Florida state officials have responded to a travel warning issued by NAACP, which points to recent legislation aimed at minority communities. The legislation apparently bans state colleges from including programs on equity, diversity, and inclusion. While the NAACP has not called for a boycott of the state, the organization has advised travelers to be aware of the environment. Kran Riley, the Orange County Branch president of the NAACP, said, “We just feel that it’s time for us to warn individuals that when they come to Florida, they’re coming into a hostile territory.”

The attorney general of Florida, Ashley Moody, has used social media to call out the travel advisory, particularly pointing to the lack of similar warnings in high-crime areas such as Chicago. Moody wrote, “Stop playing games, NAACP. Where would you rather take your family on vacation — to sunny Florida where the crime rate is at a 50-year low, or to Chicago where 23 people were shot over the weekend? If you really wanted to protect travelers, you would issue an advisory for places where people are most likely to be murdered.”
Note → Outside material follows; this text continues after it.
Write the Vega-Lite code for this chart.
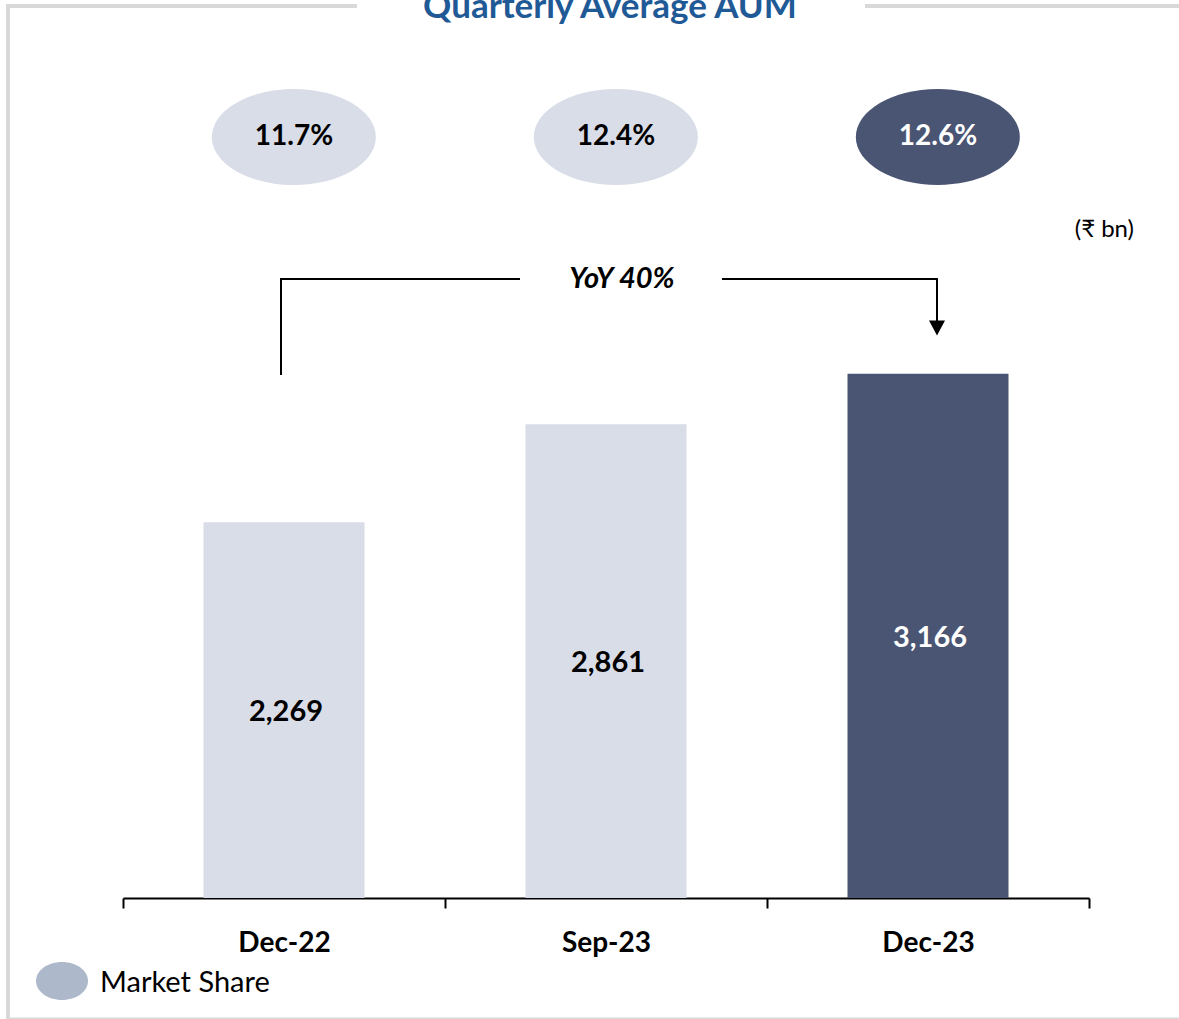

U.S. Representative Byron Donalds from Florida and U.S. Senator Rick Scott from Florida have both also responded to the advisory. Donalds criticized the NAACP in a tweet, indicating that as a black man who has lived in Florida since 1996, he believes that there is no better place to raise a family. Scott has issued his own travel advisory, warning socialists and communists who work for the Biden administration that “Florida is openly hostile toward Socialists, Communists, and those that enable them.”

Jeremy Redfern, the press secretary for Florida Governor Ron DeSantis, believes that the NAACP issued the travel advisory as a politically motivated tactic. Redfern also highlighted that Florida has one of the highest numbers of black-owned businesses in the country. Redfern added, “Florida’s success doesn’t discriminate.”

Although Orange County Comptroller Phil Diamond believes the advisory will impact tourism negatively, he hopes that people will still come to the state. He commented, “I think it’s something that will have some adverse effect on tourism…I want to see people come here. I want to see people want to come here.”

Overall, this debate about the travel advisory issued by NAACP clearly indicates the politically charged environment in the United States. It further highlights the challenge of messaging travel warnings and advisories in an age of deep divisions and sentiments.